Limitations of PyTorch on Cerebras

Floating Point Precision

Only mixed precision is supported on the Cerebras system. This means that the weights are stored as float32 but the computations happens using float16. Casts are automatically inserted and becomes unnecessary to insert them manually.

This is due to the architecture of the system itself and thus, there are no plans to support other precision modes at this time.

Static Graphs

As of the 1.7.0 software release, it is not permitted to reprogram the fabric after initial programming. This means that multiple compiles are not supported and therefore the PyTorch compute graph must not change between iterations.

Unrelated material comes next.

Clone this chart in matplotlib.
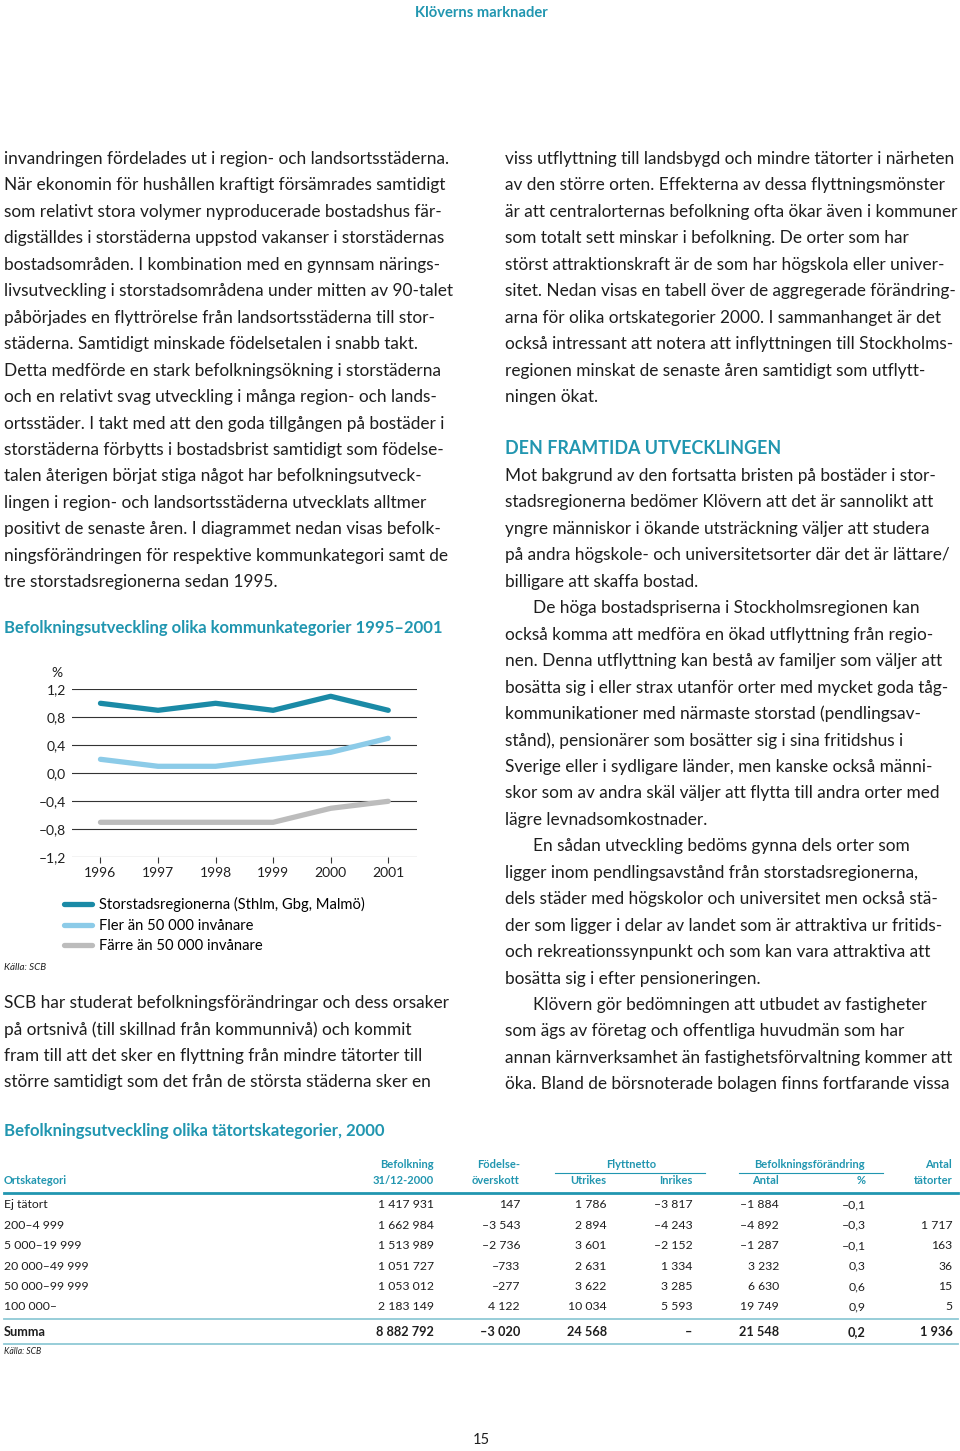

This means that there are a number of caveats as to how the training loop is allowed to be constructed, all of which are already addressed in our custom PyTorch runner classses. Refer to our implementations of the various hooks mentioned in PyTorch Runners.

Modes

Only mode = "train" and mode = "eval" are supported in this release. mode = "train_and_eval" is not supported due to the fact that it is not permitted to reprogram the fabric after initial programming. So, the fabric cannot be reprogrammed for eval mode after having been programmed for train in the same run.

Note

Even when Cerebras supports reprogramming the fabric after initial programming in the future, it will still be ideal to avoid recompiling if possible, as recompiling and reprogramming the fabric can take a very long time.

Learning Rate Scheduler

Currently, we do not support the typical PyTorch learning rate scheduler paradigm. A typical PyTorch learning scheduler would compute a learning rate scalar and set the values of the learning rates in the optimizer parameter groups. However, due to current limitations of the system requiring static graphs, we cannot support this behaviour.

The supported PyTorch learning rate schedulers are listed on this page: Supported PyTorch Learning Rate Schedulers.

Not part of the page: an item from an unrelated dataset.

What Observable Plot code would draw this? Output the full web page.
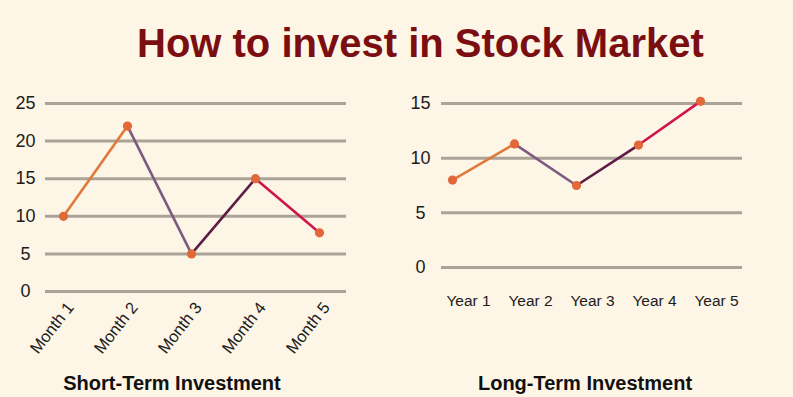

There are two different ways of scheduling a learning rate, depending on whether you are running in pipeline mode or in weight streaming mode.

Pipeline mode

We provide custom LR scheduler classes which pass in the scheduler information directly to the system’s communication manager so that the scheduler can be programmed into the fabric.

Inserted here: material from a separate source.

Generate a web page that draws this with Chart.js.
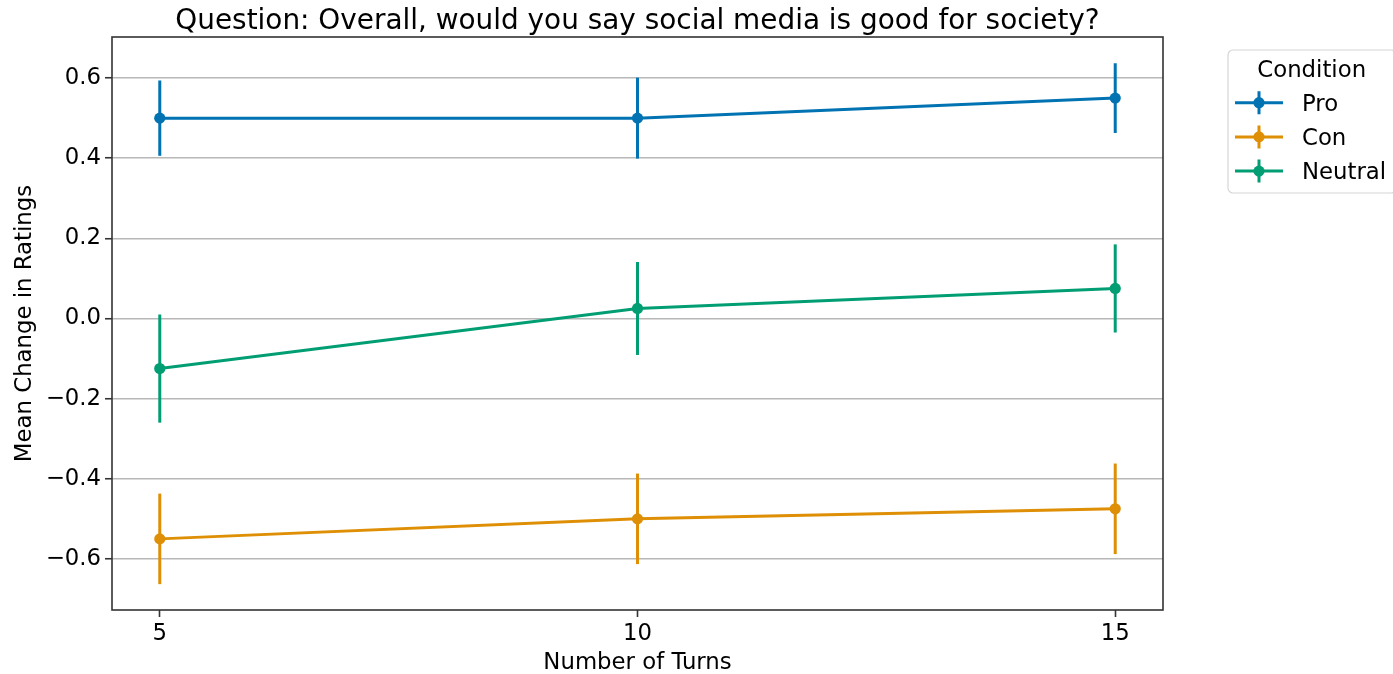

See modelzoo.common.pytorch.optim.lr_scheduler for more details.

Weight Streaming mode

For weight streaming mode, we must specify the entire learning rate schedule as a function of the global step. This means that the learning rate becomes less of a scalar value and more of a tensor that depends on the value of the global step. See modelzoo.common.pytorch.optim.lr_scheduler for examples of this.

This does also mean that any optimizers being used need to be written in a way such that the learning rate is not treated as a scalar value, but rather as a tensor. See modelzoo.common.pytorch.optim.AdamBase for an example of this.

Eval metrics

Eval metrics are only allowed to return a single result value. Therefore, only the final metric value should be returned. No intermediate state or values can be retrieved at this time.